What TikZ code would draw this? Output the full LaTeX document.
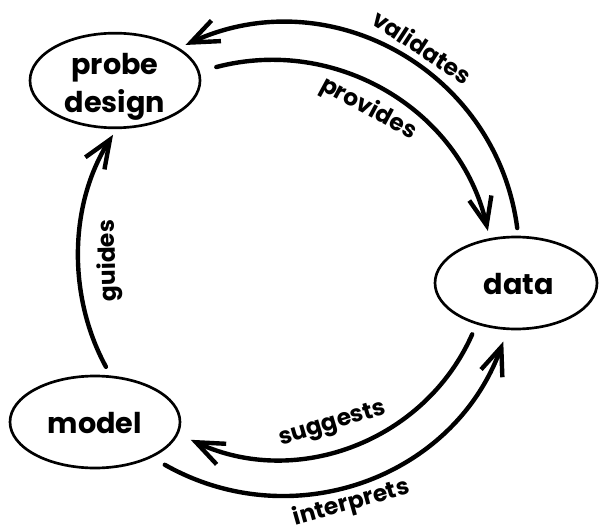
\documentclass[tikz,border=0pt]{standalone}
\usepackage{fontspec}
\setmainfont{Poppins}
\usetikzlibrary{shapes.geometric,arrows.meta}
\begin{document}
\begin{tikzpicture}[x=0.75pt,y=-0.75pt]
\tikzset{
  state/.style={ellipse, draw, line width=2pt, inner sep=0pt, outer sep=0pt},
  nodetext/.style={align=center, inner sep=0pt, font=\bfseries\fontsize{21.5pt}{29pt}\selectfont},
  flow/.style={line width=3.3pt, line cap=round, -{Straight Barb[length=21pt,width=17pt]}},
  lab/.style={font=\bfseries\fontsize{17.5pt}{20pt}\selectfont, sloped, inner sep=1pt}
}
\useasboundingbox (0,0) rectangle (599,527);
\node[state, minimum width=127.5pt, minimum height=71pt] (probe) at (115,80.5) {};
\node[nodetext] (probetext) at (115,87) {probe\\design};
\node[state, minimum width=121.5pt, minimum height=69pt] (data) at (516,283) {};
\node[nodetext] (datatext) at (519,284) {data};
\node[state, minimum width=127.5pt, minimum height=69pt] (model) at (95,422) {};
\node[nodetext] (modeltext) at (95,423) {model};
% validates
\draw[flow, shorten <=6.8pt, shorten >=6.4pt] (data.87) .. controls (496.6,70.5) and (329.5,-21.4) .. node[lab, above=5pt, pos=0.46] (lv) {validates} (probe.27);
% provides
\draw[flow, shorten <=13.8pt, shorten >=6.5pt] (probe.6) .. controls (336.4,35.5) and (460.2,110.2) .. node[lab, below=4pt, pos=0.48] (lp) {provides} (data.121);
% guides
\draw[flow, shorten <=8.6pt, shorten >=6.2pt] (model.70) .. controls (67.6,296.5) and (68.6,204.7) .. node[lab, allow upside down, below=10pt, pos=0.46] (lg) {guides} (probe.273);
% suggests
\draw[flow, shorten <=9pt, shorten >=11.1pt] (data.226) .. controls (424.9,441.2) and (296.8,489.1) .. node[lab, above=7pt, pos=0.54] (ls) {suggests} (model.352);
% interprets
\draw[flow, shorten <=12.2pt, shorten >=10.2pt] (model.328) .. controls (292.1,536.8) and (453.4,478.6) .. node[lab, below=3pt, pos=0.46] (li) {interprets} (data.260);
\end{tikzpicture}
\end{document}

--

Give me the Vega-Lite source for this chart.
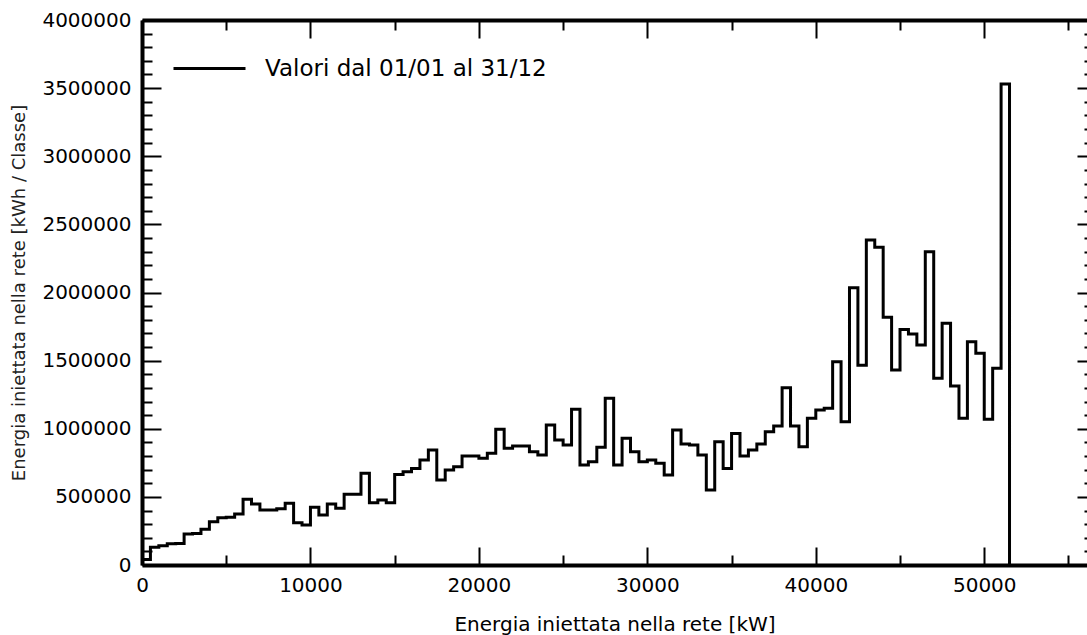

=== What is needed ===
Reply with the number of lines in the material above that contain "this", and nothing more.

=== Final answer ===
2